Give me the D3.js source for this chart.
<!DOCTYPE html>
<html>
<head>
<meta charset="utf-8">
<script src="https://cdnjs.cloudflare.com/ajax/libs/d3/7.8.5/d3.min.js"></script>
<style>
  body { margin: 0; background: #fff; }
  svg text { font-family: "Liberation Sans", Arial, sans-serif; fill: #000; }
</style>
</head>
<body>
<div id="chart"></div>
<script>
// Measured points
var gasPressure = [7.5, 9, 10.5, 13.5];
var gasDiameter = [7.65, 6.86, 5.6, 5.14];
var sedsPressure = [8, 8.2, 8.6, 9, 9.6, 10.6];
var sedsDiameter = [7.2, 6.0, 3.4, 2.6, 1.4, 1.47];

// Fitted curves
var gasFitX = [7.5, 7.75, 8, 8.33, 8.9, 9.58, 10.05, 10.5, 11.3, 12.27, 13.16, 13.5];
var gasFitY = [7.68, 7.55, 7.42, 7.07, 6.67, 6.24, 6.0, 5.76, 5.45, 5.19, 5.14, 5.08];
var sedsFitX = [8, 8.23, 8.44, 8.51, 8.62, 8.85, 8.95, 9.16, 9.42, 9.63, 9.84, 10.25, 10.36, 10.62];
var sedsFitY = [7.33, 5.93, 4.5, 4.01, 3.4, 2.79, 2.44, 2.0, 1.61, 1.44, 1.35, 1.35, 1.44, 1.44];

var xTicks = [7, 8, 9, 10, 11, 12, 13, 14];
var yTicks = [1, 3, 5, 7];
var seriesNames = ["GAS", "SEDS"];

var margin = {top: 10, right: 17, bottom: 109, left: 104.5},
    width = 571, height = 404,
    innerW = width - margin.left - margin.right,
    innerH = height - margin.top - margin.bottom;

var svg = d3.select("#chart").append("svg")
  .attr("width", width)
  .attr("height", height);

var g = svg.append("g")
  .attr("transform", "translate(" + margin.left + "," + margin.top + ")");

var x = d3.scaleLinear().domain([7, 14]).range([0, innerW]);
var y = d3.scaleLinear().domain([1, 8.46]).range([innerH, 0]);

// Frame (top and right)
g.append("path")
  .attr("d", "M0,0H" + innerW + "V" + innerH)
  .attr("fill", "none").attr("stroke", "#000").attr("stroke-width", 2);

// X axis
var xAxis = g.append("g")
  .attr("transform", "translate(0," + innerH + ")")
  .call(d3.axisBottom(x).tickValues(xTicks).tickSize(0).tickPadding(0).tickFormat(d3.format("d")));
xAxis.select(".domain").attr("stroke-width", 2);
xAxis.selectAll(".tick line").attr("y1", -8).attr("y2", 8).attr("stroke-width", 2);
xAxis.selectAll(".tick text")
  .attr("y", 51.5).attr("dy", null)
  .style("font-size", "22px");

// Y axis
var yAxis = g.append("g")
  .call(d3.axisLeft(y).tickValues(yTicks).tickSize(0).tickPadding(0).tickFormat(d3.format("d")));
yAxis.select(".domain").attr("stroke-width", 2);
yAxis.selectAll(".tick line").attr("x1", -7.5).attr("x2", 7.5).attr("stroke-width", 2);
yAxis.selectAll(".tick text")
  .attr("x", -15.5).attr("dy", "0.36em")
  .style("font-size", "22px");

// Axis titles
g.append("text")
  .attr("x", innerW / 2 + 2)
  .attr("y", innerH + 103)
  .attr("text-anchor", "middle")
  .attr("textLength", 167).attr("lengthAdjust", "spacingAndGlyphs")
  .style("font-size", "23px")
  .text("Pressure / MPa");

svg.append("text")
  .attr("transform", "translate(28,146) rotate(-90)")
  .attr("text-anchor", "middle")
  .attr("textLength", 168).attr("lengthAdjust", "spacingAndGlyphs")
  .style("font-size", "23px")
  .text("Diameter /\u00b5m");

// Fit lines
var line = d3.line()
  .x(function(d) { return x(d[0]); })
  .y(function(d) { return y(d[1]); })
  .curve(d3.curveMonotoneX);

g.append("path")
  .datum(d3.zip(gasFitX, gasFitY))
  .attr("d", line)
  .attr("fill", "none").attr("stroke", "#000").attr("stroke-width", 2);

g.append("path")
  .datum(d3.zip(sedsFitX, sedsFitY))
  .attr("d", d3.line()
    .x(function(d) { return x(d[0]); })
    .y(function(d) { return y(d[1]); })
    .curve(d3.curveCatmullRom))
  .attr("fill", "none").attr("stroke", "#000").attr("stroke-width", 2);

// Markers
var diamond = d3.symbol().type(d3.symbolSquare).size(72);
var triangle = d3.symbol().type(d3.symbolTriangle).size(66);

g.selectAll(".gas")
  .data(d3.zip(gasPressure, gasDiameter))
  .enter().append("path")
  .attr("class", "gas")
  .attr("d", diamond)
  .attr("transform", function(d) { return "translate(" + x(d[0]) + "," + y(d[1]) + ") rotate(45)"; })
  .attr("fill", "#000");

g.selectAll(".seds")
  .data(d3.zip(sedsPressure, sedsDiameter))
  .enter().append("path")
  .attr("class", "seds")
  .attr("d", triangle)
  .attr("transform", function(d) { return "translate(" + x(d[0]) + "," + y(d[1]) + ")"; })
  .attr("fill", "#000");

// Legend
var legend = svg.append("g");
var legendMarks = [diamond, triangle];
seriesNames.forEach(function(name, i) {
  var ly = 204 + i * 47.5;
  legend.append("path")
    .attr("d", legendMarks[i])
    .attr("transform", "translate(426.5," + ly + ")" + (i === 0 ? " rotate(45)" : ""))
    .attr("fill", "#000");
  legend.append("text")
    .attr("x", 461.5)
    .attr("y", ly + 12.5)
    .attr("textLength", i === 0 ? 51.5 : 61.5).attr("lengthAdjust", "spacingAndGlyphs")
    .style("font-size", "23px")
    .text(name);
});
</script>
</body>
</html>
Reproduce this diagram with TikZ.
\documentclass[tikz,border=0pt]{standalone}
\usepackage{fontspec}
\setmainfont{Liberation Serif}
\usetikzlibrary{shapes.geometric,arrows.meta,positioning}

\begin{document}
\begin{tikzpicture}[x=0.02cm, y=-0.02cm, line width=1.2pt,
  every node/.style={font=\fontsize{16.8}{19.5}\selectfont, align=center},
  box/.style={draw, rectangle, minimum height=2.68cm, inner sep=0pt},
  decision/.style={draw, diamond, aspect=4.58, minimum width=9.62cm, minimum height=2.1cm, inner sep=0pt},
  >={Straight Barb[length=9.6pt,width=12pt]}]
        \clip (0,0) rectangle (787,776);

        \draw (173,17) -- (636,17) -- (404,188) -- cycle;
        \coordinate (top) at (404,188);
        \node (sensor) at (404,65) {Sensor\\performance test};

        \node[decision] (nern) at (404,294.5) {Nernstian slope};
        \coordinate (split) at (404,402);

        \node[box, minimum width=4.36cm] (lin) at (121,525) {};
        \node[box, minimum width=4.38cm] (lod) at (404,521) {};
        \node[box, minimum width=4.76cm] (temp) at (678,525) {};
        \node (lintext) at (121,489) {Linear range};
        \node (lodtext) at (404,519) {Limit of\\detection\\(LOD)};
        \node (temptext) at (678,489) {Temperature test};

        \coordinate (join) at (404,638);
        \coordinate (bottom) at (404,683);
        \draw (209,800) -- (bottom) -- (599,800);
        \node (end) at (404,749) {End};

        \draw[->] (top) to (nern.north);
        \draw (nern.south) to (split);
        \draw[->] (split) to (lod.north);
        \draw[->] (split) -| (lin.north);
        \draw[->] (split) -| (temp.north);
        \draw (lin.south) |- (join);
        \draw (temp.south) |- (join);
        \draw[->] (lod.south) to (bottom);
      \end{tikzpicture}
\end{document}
---
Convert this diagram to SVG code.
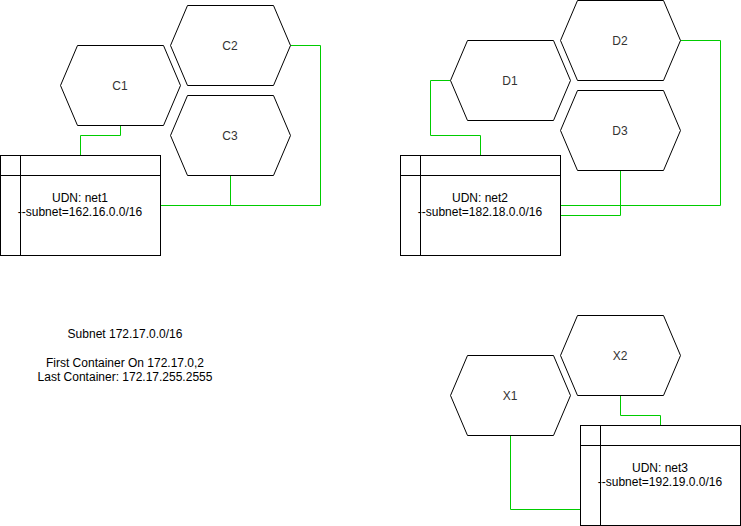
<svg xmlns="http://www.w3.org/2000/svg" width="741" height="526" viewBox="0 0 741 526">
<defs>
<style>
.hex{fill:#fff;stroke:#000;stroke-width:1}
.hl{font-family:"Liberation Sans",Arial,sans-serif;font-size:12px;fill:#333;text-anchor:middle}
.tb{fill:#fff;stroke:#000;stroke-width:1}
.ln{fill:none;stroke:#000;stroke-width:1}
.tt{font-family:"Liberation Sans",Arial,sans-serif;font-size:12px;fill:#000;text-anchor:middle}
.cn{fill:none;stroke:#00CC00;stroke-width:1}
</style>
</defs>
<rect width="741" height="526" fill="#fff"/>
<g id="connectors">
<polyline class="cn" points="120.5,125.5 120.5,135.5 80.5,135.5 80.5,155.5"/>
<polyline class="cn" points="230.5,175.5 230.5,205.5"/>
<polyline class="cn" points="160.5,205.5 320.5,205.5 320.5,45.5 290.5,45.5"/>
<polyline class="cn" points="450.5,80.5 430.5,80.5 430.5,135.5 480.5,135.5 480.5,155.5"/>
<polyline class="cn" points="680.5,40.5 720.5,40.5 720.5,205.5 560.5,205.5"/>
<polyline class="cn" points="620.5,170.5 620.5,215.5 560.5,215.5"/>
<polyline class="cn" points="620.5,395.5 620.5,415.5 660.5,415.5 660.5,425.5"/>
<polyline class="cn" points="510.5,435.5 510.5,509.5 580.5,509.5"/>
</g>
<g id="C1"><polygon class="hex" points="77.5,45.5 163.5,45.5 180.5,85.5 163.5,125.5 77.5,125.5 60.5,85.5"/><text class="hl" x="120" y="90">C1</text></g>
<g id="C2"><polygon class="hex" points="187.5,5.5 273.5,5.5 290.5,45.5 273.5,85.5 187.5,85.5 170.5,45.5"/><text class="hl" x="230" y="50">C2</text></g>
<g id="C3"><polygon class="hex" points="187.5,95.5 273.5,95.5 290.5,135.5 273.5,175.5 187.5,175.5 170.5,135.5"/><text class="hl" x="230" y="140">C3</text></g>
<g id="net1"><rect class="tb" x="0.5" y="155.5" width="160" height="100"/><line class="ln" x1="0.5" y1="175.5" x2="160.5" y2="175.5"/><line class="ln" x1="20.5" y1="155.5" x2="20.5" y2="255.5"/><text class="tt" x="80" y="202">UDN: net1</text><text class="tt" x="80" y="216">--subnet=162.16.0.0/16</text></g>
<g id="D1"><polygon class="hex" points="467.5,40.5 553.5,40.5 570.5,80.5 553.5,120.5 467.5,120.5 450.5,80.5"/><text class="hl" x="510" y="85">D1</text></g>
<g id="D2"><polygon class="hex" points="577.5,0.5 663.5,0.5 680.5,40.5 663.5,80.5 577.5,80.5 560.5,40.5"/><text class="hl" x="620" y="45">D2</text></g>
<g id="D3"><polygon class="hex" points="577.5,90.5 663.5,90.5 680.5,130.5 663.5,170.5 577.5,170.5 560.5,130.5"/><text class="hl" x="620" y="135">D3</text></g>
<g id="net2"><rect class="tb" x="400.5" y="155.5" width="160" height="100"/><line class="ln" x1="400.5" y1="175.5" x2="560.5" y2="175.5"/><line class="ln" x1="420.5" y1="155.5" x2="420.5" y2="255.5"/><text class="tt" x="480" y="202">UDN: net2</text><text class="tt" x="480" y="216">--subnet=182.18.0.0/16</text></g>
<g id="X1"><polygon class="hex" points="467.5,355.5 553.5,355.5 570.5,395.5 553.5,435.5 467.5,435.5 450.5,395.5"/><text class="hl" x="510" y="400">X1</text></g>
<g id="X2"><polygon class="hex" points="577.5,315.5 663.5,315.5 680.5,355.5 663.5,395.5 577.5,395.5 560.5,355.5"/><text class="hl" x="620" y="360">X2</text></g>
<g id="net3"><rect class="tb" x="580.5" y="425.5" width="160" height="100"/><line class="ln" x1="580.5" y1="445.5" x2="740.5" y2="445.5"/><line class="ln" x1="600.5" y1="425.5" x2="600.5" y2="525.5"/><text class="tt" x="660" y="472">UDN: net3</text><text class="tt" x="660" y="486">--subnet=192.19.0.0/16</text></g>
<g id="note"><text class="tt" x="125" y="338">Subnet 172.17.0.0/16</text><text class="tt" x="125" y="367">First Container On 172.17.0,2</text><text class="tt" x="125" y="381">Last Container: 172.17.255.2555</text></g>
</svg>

• Aim: Of the lines in the records, determine how many contain the word "diagram", and report that number alone.

• Output for this task: 2